A San Francisco wrongful death lawsuit has been filed against California’s transit agencies and Jewish Family and Children’s Services (“JFCS”). The suit was filed by the family of Kenneth Chin, a dementia patient and resident of an area facility who died about a year ago of hypothermia. On February 25, 2011, Chin, who was 73 years old at the time of his death, boarded his daily shuttle to another facility for his usual daytime activities, but when the shuttle returned that evening, Chin was not aboard. Employees at JFCS called the police, and a search team spent several days searching the surrounding area. It was more than a week before Chin’s body was found in Lincoln Park, less than one mile from the facility where he lived. An autopsy demonstrated that Chin had died from exposure to the cold.

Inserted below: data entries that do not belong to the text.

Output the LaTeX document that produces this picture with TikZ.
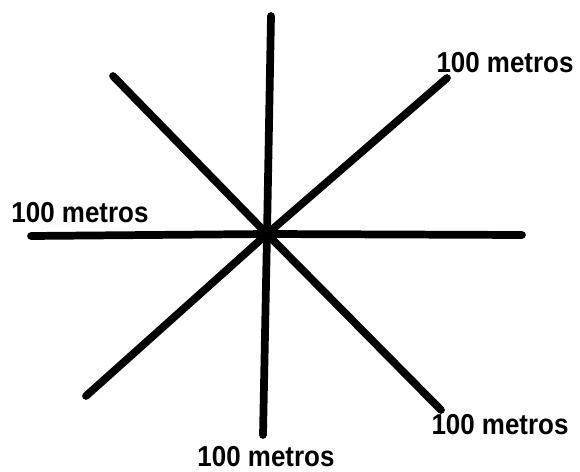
\documentclass[tikz,border=0pt]{standalone}
\usepackage{fontspec}
\setmainfont{Liberation Sans}
\usetikzlibrary{positioning}
\tikzset{
    ray/.style={
        line width=5.5pt,
        line cap=round
    },
    distlabel/.style={
        inner sep=0pt,
        xscale=0.9,
        font=\fontsize{20.5}{22}\selectfont\bfseries
    }
}

\begin{document}
\begin{tikzpicture}[x=0.025cm, y=-0.025cm]
\useasboundingbox (0,0) rectangle (580,472);

% centre and ends of the rays
\coordinate (centre) at (267,234);
\coordinate (north) at (271,16);
\coordinate (south) at (263,435);
\coordinate (west) at (31,236);
\coordinate (east) at (522,235);
\coordinate (northwest) at (113,76);
\coordinate (southeast) at (441,410);
\coordinate (southwest) at (86,396);
\coordinate (northeast) at (447,78);

% rays
\draw[ray] (centre) -- (north);
\draw[ray] (centre) -- (south);
\draw[ray] (centre) -- (west);
\draw[ray] (centre) -- (east);
\draw[ray] (centre) -- (northwest);
\draw[ray] (centre) -- (southeast);
\draw[ray] (centre) -- (southwest);
\draw[ray] (centre) -- (northeast);

% labels
\node[distlabel] (label-ne) at (505,63) {100 metros};
\node[distlabel] (label-w) at (80,213) {100 metros};
\node[distlabel] (label-se) at (500,425) {100 metros};
\node[distlabel] (label-s) at (266,457) {100 metros};
\end{tikzpicture}
\end{document}
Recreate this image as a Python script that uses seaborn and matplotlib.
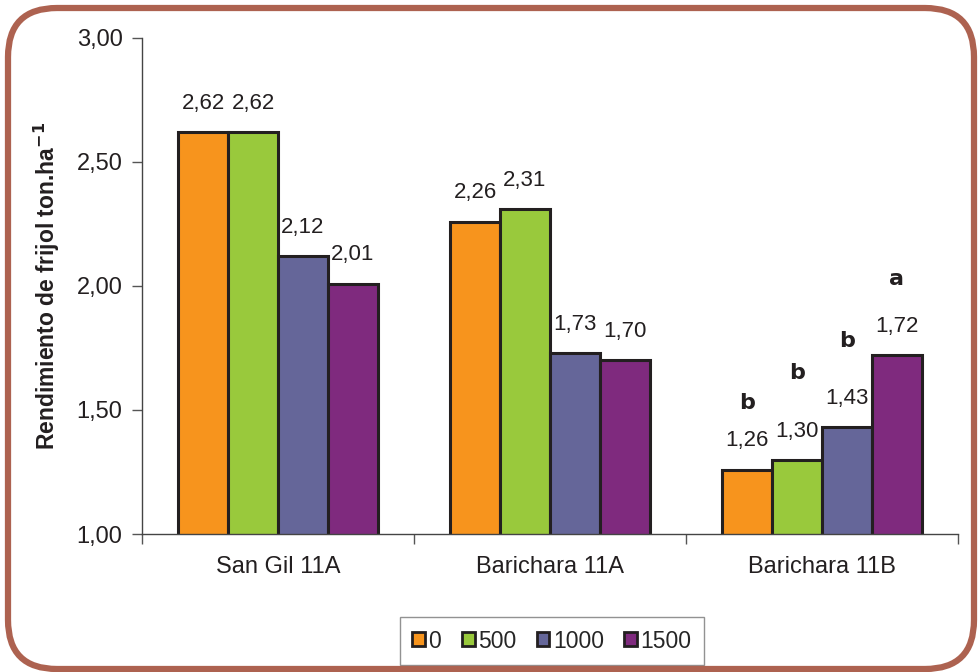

The suit makes allegations that San Francisco elder care negligence by JFCS and the shuttle transit company were the direct causes of Chin’s death. The complaint points to several ways in which the transit company’s failure to act with reasonable care contributed to this tragedy. First, the driver of the shuttle bus on February 25 was a substitute driver who was unfamiliar with the patients and their routines. Second, the driver of the bus that day could not speak English very well, which means that he may not have fully understood his instructions for transporting the patients. Because he was responsible for driving patients who lacked the mental capacity to get around on their own, it was crucial that he know exactly where each patient needed to be. Sadly, whether due to a language barrier or due to some other form of negligence by transit employees, the instructions regarding where Chin needed to be dropped off at the end of the day did not get communicated clearly. As a result, Kenneth Chin was let off the shuttle in a part of town that, in spite of its proximity to his home, he did not recognize. He was left to wander around in the cold for days and eventually froze to death. The suit also accuses JFCS of neglect for failing to notify Chin’s family of his disappearance for a full three hours after the fact.
Chin’s case is just one of several San Francisco nursing home abuse cases that have been in the news over the past few months. Although this very serious issue is getting more media attention, the state has not yet done enough to combat the growing problem of elder neglect. Studies have shown that a growing number of reports of abuse or neglect have been filed against those charged with protecting and caring for the elderly and the disabled. Unfortunately, many of those reports receive nothing more than a cursory investigation before being dismissed. The workers against whom these reports are filed are often still working with other patients long after complaints have been received. It is becoming increasingly necessary for family members to turn to the court system to put additional pressure on these agencies and facilities. Hopefully, more families will do what the Chin family has done and do their part to help put a stop to patient neglect in California.